Problem statement =
Copy each line containing the word "Apache" from the records that follow, please.

Listed entries =
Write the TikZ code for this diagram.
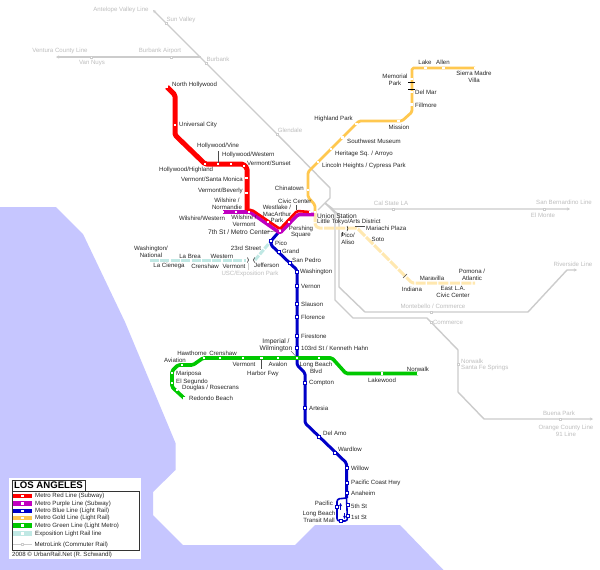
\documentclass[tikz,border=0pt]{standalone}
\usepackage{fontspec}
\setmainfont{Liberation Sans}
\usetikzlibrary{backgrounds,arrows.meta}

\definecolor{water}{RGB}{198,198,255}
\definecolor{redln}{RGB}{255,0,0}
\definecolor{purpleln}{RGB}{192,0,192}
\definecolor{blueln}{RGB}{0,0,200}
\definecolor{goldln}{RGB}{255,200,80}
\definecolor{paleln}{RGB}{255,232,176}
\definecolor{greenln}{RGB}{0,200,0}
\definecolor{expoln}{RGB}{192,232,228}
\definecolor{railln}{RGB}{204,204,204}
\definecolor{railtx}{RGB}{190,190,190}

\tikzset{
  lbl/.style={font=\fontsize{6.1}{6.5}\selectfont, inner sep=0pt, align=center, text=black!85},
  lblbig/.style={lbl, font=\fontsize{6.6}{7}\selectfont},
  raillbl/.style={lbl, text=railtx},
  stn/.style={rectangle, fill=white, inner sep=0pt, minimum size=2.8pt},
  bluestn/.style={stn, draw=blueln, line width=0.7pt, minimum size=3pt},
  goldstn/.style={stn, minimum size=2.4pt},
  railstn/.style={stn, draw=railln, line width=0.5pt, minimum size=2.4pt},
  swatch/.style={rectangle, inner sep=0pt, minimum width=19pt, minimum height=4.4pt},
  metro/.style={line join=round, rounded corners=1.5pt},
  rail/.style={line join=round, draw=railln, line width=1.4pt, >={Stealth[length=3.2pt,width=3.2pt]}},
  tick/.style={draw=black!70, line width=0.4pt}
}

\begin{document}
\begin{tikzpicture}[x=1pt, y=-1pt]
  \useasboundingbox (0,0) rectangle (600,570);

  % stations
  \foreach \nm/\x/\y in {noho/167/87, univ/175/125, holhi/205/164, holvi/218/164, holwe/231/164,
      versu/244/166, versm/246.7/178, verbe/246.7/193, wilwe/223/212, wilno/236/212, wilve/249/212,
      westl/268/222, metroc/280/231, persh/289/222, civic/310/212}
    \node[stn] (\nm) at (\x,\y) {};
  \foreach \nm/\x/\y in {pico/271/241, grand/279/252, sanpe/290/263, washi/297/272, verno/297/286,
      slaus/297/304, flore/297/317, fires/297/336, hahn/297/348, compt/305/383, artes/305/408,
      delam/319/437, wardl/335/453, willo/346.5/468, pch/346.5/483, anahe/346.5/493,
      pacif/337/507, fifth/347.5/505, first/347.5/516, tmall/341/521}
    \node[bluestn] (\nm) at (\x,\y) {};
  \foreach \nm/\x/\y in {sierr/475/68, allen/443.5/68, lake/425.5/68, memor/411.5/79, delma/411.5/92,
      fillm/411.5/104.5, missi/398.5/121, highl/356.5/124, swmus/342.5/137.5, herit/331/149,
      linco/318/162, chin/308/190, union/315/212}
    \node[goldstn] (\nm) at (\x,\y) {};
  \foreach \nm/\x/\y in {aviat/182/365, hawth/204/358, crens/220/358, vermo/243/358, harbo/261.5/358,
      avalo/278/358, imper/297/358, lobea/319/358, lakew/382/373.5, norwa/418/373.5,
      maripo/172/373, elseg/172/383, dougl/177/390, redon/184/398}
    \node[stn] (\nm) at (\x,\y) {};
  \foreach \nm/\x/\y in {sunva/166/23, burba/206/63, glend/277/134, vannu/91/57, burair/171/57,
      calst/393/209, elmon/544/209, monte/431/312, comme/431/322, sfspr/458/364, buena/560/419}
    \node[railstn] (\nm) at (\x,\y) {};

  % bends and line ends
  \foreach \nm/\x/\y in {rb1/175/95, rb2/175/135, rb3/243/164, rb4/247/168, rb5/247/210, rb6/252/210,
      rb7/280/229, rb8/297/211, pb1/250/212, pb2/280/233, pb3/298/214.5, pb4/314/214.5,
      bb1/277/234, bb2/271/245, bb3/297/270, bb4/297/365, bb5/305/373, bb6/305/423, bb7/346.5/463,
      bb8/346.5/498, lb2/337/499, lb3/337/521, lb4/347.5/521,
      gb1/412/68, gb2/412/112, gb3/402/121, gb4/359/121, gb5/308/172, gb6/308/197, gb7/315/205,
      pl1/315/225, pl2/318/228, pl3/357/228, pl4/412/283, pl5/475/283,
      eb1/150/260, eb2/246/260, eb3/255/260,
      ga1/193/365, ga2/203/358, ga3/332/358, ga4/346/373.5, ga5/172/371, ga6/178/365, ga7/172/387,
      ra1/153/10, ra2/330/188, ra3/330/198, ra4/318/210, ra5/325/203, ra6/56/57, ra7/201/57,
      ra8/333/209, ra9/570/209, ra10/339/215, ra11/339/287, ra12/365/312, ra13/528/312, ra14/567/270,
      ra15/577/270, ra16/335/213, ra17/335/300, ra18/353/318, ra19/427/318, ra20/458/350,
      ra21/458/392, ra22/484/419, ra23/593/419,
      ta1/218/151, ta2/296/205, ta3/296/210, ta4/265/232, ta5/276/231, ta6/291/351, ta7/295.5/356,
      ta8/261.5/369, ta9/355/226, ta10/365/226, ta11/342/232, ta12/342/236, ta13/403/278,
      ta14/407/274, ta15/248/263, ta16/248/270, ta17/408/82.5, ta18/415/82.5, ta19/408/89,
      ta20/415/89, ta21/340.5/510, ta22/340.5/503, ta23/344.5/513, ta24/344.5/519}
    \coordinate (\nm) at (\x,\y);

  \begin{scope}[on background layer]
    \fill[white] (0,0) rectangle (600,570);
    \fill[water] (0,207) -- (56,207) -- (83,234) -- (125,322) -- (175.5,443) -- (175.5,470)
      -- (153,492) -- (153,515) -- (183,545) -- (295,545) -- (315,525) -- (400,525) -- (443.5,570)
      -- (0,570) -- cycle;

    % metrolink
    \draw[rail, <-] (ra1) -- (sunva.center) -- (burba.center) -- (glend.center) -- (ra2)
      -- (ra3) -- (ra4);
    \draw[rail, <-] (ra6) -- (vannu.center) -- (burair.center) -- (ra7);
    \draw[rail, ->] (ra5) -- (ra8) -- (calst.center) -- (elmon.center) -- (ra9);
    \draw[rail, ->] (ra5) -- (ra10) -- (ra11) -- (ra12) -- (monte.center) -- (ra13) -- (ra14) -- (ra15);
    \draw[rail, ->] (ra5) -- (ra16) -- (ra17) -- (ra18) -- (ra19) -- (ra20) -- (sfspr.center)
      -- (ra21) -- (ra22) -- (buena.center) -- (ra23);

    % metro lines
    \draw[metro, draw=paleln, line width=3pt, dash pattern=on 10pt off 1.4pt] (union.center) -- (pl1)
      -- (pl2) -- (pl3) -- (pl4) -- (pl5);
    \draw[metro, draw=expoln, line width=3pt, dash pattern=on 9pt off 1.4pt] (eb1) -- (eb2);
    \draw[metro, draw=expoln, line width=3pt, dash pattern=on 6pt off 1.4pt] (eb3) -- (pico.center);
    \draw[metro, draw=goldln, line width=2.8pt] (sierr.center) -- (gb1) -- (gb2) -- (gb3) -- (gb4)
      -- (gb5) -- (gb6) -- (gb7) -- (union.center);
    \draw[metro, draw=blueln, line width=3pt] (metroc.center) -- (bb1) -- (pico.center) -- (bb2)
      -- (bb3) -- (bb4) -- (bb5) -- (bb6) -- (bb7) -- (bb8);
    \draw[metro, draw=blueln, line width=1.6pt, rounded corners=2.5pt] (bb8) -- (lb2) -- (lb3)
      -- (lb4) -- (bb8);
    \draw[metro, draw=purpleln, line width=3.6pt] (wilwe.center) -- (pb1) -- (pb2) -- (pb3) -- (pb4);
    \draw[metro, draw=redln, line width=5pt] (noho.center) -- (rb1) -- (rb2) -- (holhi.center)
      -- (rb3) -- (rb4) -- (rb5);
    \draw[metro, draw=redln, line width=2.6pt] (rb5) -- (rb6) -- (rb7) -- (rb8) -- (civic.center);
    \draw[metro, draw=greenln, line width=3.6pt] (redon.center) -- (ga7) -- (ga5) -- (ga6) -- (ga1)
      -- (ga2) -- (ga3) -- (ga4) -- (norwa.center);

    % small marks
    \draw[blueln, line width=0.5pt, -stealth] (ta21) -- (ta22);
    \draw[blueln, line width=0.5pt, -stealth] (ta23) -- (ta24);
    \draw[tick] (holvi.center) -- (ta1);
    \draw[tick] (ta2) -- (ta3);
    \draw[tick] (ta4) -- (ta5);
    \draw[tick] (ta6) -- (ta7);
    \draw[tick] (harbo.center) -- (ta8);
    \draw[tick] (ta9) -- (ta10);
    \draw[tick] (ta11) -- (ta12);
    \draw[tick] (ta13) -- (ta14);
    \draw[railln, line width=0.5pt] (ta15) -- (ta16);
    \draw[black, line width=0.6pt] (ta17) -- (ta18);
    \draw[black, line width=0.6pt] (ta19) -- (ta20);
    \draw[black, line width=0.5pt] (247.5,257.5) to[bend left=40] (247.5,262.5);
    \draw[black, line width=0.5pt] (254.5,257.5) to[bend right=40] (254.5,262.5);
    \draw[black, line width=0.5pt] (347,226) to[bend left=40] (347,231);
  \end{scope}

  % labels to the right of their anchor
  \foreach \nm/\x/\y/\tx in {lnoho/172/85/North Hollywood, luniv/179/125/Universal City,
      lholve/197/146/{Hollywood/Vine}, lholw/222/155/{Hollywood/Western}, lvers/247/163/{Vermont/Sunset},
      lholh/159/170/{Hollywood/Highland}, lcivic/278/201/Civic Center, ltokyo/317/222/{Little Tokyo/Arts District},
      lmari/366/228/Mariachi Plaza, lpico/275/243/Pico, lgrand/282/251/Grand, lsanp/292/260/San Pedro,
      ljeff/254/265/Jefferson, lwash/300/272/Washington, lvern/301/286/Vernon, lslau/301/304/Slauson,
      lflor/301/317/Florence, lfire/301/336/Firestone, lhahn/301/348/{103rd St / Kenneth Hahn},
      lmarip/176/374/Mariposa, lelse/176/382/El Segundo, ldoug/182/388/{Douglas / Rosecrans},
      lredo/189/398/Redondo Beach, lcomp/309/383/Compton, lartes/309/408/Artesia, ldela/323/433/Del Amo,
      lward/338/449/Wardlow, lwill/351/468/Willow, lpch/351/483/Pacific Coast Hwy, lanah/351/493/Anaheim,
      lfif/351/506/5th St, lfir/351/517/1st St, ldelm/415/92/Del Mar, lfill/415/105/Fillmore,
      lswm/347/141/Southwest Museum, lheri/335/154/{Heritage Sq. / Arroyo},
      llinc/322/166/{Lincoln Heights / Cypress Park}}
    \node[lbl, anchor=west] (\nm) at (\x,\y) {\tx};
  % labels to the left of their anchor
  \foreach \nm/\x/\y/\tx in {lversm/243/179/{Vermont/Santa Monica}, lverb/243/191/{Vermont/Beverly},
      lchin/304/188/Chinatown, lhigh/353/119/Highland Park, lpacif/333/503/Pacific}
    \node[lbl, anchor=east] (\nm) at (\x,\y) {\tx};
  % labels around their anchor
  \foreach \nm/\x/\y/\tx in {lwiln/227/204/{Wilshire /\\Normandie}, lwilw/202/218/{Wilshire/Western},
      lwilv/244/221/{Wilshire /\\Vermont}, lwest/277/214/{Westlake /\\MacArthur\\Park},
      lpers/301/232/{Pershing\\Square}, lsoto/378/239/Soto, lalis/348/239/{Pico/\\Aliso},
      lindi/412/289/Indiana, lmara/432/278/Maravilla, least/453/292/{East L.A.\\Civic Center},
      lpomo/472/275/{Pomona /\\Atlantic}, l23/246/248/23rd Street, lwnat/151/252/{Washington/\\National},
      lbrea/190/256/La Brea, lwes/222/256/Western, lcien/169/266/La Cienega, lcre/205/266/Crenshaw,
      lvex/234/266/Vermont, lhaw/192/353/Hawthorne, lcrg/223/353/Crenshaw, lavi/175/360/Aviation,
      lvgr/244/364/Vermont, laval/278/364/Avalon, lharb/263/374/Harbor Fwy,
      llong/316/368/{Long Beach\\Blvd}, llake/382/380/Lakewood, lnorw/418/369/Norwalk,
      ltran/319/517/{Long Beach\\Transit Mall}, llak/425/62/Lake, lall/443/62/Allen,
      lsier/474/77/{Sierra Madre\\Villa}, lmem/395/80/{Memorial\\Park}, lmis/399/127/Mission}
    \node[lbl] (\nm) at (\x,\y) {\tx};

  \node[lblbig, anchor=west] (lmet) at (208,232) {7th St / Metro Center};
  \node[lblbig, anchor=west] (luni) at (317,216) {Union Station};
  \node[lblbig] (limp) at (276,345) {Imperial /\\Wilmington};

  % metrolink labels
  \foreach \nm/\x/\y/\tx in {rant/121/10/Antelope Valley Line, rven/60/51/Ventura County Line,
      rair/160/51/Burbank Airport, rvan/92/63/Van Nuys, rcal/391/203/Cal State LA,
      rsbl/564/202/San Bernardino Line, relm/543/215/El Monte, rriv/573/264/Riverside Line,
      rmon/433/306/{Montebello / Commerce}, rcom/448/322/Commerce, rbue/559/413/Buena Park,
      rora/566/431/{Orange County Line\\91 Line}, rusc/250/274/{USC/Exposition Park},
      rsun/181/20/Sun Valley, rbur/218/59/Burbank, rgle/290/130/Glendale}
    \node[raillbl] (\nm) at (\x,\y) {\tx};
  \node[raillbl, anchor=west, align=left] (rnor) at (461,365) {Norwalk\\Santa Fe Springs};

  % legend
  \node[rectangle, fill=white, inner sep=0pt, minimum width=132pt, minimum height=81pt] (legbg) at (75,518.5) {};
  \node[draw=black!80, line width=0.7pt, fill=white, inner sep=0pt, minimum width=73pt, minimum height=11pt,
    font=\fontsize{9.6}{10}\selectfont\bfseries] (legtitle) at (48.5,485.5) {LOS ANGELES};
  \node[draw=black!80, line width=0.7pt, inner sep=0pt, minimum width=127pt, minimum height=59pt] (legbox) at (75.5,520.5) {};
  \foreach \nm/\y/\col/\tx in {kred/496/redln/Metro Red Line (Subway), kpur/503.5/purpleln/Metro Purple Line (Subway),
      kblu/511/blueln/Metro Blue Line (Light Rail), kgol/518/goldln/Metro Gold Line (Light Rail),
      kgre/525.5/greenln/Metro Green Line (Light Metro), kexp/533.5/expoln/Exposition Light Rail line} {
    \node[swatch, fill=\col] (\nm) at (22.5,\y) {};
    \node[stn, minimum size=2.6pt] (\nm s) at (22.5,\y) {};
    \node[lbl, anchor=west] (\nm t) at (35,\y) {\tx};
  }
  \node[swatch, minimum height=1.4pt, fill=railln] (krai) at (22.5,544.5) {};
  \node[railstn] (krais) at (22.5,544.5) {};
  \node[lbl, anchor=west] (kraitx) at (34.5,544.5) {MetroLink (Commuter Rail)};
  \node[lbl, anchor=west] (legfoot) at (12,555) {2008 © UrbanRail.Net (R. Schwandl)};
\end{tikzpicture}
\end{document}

--

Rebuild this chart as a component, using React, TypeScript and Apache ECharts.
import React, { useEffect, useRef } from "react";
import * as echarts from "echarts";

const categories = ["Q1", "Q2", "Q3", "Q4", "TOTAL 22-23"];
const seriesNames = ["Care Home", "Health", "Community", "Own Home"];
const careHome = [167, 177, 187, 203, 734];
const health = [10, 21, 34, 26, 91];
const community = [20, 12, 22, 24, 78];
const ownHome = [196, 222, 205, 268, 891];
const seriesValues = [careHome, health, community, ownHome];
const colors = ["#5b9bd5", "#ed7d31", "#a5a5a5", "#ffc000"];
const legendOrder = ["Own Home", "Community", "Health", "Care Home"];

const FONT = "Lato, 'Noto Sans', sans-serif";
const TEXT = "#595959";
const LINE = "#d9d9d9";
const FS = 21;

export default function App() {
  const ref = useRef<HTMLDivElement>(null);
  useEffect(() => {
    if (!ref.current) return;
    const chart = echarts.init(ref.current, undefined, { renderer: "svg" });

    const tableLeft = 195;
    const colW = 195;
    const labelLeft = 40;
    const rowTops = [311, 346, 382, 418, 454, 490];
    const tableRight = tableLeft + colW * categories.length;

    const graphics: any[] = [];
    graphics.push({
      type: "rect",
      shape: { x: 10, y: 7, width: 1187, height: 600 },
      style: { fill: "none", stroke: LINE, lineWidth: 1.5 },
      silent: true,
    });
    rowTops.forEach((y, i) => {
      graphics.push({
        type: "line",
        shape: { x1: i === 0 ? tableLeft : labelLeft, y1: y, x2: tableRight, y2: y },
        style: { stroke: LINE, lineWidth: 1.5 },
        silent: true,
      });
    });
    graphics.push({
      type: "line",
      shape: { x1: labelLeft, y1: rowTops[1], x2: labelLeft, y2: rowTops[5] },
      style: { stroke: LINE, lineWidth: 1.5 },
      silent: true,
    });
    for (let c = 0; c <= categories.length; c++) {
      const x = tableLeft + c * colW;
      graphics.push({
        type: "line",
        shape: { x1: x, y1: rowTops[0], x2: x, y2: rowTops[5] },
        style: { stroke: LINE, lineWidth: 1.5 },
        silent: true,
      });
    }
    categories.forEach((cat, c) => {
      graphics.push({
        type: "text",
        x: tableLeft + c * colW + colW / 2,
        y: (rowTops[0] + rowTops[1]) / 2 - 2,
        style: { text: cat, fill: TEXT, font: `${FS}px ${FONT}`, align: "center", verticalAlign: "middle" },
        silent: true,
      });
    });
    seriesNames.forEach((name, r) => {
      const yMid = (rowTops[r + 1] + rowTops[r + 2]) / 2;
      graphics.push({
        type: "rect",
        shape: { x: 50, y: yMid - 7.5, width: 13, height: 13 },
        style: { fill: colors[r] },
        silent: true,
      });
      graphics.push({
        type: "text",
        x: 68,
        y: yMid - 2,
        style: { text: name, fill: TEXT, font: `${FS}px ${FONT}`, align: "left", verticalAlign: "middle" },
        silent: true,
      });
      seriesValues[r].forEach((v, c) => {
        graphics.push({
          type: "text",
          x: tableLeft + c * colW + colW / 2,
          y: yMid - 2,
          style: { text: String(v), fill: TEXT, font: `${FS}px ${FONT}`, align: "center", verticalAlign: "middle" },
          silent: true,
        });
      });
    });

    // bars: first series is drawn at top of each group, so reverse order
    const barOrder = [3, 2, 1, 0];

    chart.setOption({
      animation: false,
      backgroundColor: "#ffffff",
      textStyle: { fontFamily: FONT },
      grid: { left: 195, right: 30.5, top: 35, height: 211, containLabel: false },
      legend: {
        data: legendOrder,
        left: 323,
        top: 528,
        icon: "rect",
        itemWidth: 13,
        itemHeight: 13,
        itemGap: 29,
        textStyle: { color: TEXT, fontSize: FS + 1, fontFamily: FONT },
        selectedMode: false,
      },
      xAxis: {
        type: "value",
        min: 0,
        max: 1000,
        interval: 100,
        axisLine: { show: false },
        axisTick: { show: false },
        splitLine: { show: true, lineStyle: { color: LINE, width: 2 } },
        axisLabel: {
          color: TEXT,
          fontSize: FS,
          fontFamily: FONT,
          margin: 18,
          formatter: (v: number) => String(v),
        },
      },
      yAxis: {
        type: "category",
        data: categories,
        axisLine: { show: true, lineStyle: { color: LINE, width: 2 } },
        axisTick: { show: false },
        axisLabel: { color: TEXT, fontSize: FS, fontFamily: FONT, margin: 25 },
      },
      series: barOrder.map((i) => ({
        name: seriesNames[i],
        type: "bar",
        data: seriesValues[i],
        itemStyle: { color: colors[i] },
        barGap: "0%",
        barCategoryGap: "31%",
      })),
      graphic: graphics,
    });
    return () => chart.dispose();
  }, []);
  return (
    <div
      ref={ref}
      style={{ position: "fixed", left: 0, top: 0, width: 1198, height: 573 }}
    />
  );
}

...

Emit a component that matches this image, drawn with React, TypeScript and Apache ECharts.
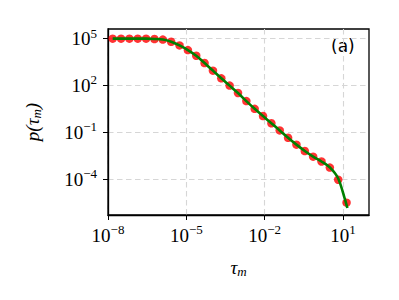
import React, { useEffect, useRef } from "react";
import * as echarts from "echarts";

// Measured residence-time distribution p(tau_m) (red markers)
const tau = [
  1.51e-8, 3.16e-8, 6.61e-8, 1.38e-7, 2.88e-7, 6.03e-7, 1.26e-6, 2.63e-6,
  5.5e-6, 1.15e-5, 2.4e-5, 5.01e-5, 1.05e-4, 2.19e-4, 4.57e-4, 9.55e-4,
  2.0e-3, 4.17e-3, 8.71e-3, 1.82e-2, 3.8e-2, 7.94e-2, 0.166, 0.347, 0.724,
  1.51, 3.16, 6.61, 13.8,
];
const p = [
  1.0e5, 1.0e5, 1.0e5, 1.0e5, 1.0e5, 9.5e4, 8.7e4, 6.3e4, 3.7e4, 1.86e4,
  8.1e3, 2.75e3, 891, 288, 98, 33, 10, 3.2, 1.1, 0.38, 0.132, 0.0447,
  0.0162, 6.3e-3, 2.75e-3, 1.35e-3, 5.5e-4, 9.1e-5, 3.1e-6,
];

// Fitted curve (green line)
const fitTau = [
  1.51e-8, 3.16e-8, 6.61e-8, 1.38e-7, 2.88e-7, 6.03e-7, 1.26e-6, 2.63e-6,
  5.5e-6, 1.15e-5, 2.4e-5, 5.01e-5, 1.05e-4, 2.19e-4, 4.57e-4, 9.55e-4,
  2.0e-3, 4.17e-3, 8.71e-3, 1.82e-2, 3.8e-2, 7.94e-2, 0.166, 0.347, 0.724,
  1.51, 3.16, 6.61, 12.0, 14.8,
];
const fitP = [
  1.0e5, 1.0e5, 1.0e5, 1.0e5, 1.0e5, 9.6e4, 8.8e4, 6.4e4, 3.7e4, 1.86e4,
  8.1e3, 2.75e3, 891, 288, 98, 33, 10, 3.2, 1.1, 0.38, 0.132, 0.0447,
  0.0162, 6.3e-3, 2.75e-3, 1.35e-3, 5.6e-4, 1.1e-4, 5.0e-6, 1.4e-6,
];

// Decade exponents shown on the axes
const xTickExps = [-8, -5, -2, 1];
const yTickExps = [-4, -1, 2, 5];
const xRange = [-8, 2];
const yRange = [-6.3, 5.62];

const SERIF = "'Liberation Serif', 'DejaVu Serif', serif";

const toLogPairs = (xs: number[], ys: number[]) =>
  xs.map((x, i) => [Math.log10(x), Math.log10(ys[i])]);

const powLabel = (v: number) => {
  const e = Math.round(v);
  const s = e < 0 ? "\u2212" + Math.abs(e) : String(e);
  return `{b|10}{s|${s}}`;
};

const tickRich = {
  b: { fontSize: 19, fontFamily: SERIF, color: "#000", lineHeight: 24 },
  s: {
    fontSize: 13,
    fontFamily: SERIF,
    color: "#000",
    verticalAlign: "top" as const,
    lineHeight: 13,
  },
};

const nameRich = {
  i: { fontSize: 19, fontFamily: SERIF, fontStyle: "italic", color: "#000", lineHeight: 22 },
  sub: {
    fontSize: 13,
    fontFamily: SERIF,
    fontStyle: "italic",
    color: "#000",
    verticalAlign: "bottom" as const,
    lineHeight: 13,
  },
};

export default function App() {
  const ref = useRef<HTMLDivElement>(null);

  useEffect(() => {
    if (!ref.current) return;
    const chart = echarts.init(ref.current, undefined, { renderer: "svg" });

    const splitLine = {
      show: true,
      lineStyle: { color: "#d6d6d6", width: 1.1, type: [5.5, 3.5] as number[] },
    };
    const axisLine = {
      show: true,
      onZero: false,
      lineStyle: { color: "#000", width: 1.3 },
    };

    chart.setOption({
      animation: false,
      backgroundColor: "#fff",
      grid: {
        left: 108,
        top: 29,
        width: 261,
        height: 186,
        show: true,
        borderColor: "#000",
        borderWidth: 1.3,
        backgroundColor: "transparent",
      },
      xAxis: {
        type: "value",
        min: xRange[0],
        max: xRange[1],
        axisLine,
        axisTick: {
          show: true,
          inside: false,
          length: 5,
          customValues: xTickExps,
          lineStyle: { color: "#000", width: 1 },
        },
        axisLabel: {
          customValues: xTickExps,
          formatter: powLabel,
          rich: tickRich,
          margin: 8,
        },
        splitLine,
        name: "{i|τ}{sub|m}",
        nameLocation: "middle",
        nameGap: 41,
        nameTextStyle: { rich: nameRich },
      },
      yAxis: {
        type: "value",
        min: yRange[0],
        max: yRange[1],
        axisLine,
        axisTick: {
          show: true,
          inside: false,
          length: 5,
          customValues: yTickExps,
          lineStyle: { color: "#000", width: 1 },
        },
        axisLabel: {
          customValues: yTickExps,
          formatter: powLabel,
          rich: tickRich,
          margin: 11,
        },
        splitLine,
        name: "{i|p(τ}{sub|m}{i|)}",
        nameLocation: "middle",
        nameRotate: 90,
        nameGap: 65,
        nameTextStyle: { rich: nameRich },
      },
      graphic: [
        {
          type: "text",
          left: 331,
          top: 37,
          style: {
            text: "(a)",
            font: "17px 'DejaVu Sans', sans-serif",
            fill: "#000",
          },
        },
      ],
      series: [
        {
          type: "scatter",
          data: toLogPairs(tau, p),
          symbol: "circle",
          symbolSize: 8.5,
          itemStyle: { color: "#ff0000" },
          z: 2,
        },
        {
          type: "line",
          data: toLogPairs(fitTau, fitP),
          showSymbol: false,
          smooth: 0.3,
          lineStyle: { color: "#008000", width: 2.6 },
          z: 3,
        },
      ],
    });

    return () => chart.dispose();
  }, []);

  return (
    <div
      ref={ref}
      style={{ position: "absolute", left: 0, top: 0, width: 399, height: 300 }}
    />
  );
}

Task result =
Rebuild this chart as a component, using React, TypeScript and Apache ECharts.
Emit a component that matches this image, drawn with React, TypeScript and Apache ECharts.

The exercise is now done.